→ Your instructions
Return the material word for word. Do not include the pictures.

→ Data lines
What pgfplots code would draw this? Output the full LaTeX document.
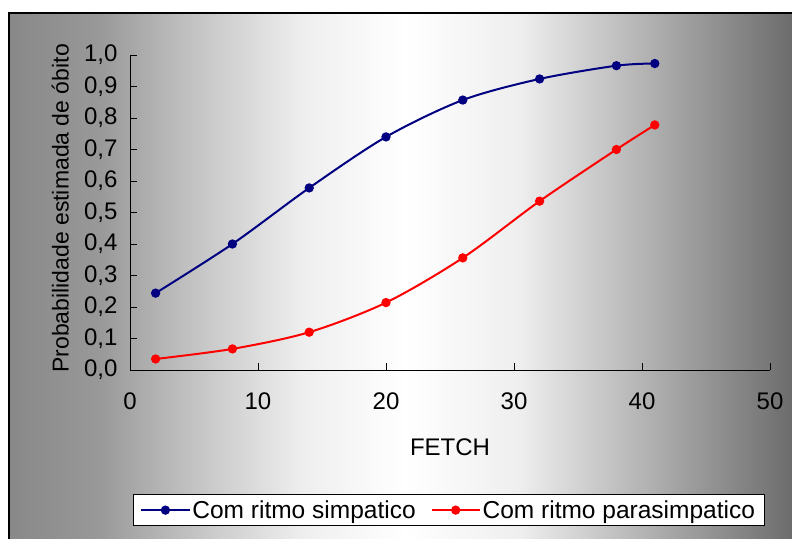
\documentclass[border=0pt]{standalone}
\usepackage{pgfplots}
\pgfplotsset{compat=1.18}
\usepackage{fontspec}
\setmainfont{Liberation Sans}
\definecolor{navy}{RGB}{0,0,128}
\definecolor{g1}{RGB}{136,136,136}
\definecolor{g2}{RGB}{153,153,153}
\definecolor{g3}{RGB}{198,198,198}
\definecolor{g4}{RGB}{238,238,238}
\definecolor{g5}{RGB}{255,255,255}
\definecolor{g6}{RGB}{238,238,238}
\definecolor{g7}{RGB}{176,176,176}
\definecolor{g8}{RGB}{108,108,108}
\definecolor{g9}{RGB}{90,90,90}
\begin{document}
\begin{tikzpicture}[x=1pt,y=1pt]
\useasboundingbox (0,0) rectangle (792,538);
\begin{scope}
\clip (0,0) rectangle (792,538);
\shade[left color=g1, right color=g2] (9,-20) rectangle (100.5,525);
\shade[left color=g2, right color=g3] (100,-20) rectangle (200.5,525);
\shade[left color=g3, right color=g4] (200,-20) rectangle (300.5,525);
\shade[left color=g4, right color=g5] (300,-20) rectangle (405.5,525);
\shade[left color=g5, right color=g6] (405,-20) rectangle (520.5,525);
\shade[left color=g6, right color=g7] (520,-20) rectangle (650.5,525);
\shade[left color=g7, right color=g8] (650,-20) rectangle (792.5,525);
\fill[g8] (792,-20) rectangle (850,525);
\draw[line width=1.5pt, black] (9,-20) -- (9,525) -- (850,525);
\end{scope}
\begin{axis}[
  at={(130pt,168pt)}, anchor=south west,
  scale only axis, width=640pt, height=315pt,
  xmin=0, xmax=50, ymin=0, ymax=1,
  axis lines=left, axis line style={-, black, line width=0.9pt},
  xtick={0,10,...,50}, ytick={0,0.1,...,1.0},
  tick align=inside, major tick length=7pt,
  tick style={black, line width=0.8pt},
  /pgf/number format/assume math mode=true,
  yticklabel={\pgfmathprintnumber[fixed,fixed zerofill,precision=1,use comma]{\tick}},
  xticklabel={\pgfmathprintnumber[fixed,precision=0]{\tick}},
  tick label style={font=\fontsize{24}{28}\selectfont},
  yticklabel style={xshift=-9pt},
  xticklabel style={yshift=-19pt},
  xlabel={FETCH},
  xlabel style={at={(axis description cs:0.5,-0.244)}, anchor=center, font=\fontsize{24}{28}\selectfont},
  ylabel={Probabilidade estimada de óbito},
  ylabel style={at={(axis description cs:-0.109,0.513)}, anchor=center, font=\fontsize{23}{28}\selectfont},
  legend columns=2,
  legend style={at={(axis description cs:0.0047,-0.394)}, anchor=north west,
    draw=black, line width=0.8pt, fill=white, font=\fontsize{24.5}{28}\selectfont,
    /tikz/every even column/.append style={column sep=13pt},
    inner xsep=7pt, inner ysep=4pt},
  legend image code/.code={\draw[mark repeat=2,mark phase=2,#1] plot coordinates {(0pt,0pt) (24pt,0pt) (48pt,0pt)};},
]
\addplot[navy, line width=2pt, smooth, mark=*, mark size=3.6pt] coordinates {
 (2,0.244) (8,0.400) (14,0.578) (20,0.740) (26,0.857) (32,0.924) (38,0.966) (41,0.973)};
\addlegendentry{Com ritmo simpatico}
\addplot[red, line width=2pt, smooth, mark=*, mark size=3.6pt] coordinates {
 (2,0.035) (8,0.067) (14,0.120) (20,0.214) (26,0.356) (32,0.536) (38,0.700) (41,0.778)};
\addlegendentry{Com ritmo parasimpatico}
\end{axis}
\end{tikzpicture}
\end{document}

→ Result of this task
What pgfplots code would draw this? Output the full LaTeX document.
\documentclass[border=0pt]{standalone}
\usepackage{pgfplots}
\pgfplotsset{compat=1.18}
\usepackage{fontspec}
\setmainfont{Liberation Sans}
\definecolor{navy}{RGB}{0,0,128}
\definecolor{g1}{RGB}{136,136,136}
\definecolor{g2}{RGB}{153,153,153}
\definecolor{g3}{RGB}{198,198,198}
\definecolor{g4}{RGB}{238,238,238}
\definecolor{g5}{RGB}{255,255,255}
\definecolor{g6}{RGB}{238,238,238}
\definecolor{g7}{RGB}{176,176,176}
\definecolor{g8}{RGB}{108,108,108}
\definecolor{g9}{RGB}{90,90,90}
\begin{document}
\begin{tikzpicture}[x=1pt,y=1pt]
\useasboundingbox (0,0) rectangle (792,538);
\begin{scope}
\clip (0,0) rectangle (792,538);
\shade[left color=g1, right color=g2] (9,-20) rectangle (100.5,525);
\shade[left color=g2, right color=g3] (100,-20) rectangle (200.5,525);
\shade[left color=g3, right color=g4] (200,-20) rectangle (300.5,525);
\shade[left color=g4, right color=g5] (300,-20) rectangle (405.5,525);
\shade[left color=g5, right color=g6] (405,-20) rectangle (520.5,525);
\shade[left color=g6, right color=g7] (520,-20) rectangle (650.5,525);
\shade[left color=g7, right color=g8] (650,-20) rectangle (792.5,525);
\fill[g8] (792,-20) rectangle (850,525);
\draw[line width=1.5pt, black] (9,-20) -- (9,525) -- (850,525);
\end{scope}
\begin{axis}[
  at={(130pt,168pt)}, anchor=south west,
  scale only axis, width=640pt, height=315pt,
  xmin=0, xmax=50, ymin=0, ymax=1,
  axis lines=left, axis line style={-, black, line width=0.9pt},
  xtick={0,10,...,50}, ytick={0,0.1,...,1.0},
  tick align=inside, major tick length=7pt,
  tick style={black, line width=0.8pt},
  /pgf/number format/assume math mode=true,
  yticklabel={\pgfmathprintnumber[fixed,fixed zerofill,precision=1,use comma]{\tick}},
  xticklabel={\pgfmathprintnumber[fixed,precision=0]{\tick}},
  tick label style={font=\fontsize{24}{28}\selectfont},
  yticklabel style={xshift=-9pt},
  xticklabel style={yshift=-19pt},
  xlabel={FETCH},
  xlabel style={at={(axis description cs:0.5,-0.244)}, anchor=center, font=\fontsize{24}{28}\selectfont},
  ylabel={Probabilidade estimada de óbito},
  ylabel style={at={(axis description cs:-0.109,0.513)}, anchor=center, font=\fontsize{23}{28}\selectfont},
  legend columns=2,
  legend style={at={(axis description cs:0.0047,-0.394)}, anchor=north west,
    draw=black, line width=0.8pt, fill=white, font=\fontsize{24.5}{28}\selectfont,
    /tikz/every even column/.append style={column sep=13pt},
    inner xsep=7pt, inner ysep=4pt},
  legend image code/.code={\draw[mark repeat=2,mark phase=2,#1] plot coordinates {(0pt,0pt) (24pt,0pt) (48pt,0pt)};},
]
\addplot[navy, line width=2pt, smooth, mark=*, mark size=3.6pt] coordinates {
 (2,0.244) (8,0.400) (14,0.578) (20,0.740) (26,0.857) (32,0.924) (38,0.966) (41,0.973)};
\addlegendentry{Com ritmo simpatico}
\addplot[red, line width=2pt, smooth, mark=*, mark size=3.6pt] coordinates {
 (2,0.035) (8,0.067) (14,0.120) (20,0.214) (26,0.356) (32,0.536) (38,0.700) (41,0.778)};
\addlegendentry{Com ritmo parasimpatico}
\end{axis}
\end{tikzpicture}
\end{document}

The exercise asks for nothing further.